As this survey has pointed out, many of our patients now face increased morbidity and permanent damage to their vision. This survey demonstrates the importance of timely treatment for wet AMD, DME, and RVO, even in the era of COVID-19. The new normal for both patients and retina specialists will be to continue timely treatment while taking precautions by wearing proper personal protective equipment and practicing social distancing in the clinic setting.6
We hope that the information generated by this survey will be helpful for patients and retina specialists as, at the time of this writing, we are seeing a resurgence in the rate of COVID-19 infections around the United States as communities begin to ease restrictions related to COVID-19.

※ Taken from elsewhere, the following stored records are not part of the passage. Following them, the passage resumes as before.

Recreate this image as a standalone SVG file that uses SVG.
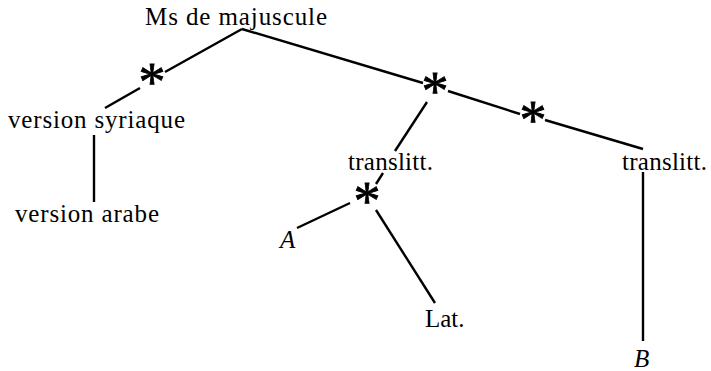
<svg xmlns="http://www.w3.org/2000/svg" width="711" height="371" viewBox="0 0 711 371">
<style>
text{font-family:"Liberation Serif","Times New Roman",serif;fill:#000}
.t{font-size:25px}
.i{font-style:italic}
.star{font-size:54px;text-anchor:middle;stroke:#000;stroke-width:0.8}
#connectors line{stroke:#000;stroke-width:2.4;stroke-linecap:butt}
</style>
<rect width="711" height="371" fill="#fff"/>
<g id="connectors">
<line x1="242" y1="29" x2="165" y2="72"/>
<line x1="140" y1="88" x2="105" y2="108"/>
<line x1="242" y1="29" x2="423" y2="83"/>
<line x1="448" y1="91" x2="520" y2="114"/>
<line x1="545" y1="120" x2="643" y2="149"/>
<line x1="427" y1="102" x2="395" y2="151"/>
<line x1="383" y1="173" x2="376" y2="184"/>
<line x1="350" y1="203" x2="297" y2="228"/>
<line x1="376" y1="210" x2="435" y2="303"/>
<line x1="94" y1="135" x2="94" y2="202"/>
<line x1="643" y1="172" x2="643" y2="341"/>
</g>
<g id="n-ms"><text class="t" x="145" y="25" textLength="182" lengthAdjust="spacing">Ms de majuscule</text></g>
<g id="n-star1"><text class="star" x="152" y="100">*</text></g>
<g id="n-star2"><text class="star" x="435" y="109">*</text></g>
<g id="n-star3"><text class="star" x="533" y="138">*</text></g>
<g id="n-star4"><text class="star" x="367" y="219">*</text></g>
<g id="n-syr"><text class="t" x="8" y="128" textLength="177" lengthAdjust="spacing">version syriaque</text></g>
<g id="n-arabe"><text class="t" x="15" y="222" textLength="144" lengthAdjust="spacing">version arabe</text></g>
<g id="n-tl1"><text class="t" x="348" y="170" textLength="85" lengthAdjust="spacing">translitt.</text></g>
<g id="n-tl2"><text class="t" x="622" y="170" textLength="85" lengthAdjust="spacing">translitt.</text></g>
<g id="n-A"><text class="t i" x="280" y="248">A</text></g>
<g id="n-lat"><text class="t" x="425" y="327">Lat.</text></g>
<g id="n-B"><text class="t i" x="634" y="367">B</text></g>
</svg>
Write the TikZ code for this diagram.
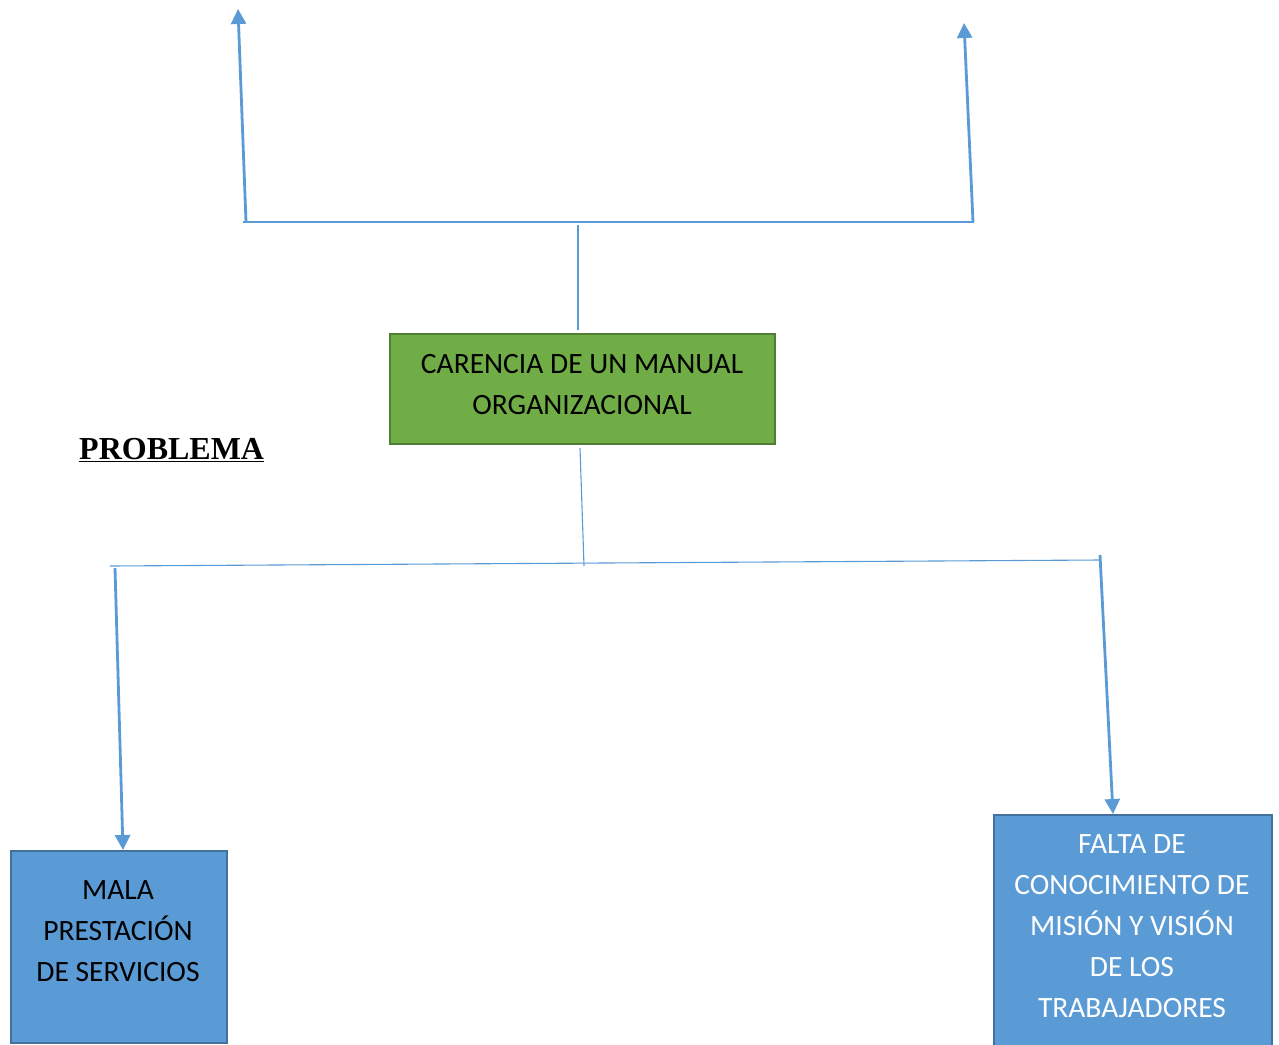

1. Hollander JE, Carr BG. Virtually perfect? Telemedicine for covid-19. N Engl J Med. 2020;382(18):1679-1681.
2. Rosenbaum L. The untold toll – the pandemic’s effects on patients without covid-19. N Engl J Med. 2020;382(24):2368-2371.
3. COVID-19 significantly impacts health services for noncommunicable diseases [press release]. World Health Organization. June 1, 2020. https://www.who.int/news-room/detail/01-06-2020-covid-19-significantly-impacts-health-services-for-noncommunicable-diseases. Accessed July 1, 2020.
4. Hospital admissions for strokes appear to have plummeted, a doctor says, a possible sign people are afraid to seek critical help. The Washington Post. April 9, 2020.
5. Recommendations for urgent and nonurgent patient care. American Academy of Ophthalmology. Updated April 17, 2020. https://www.aao.org/headline/new-recommendations-urgent-nonurgent-patient-care#disqus_thread. Accessed July 1, 2020.
6. Parke DW. Ophthalmology after coronavirus disease 2019 (COVID-19): transition back to patient care. JAMA Ophthalmol. 2020;138(6):599-600.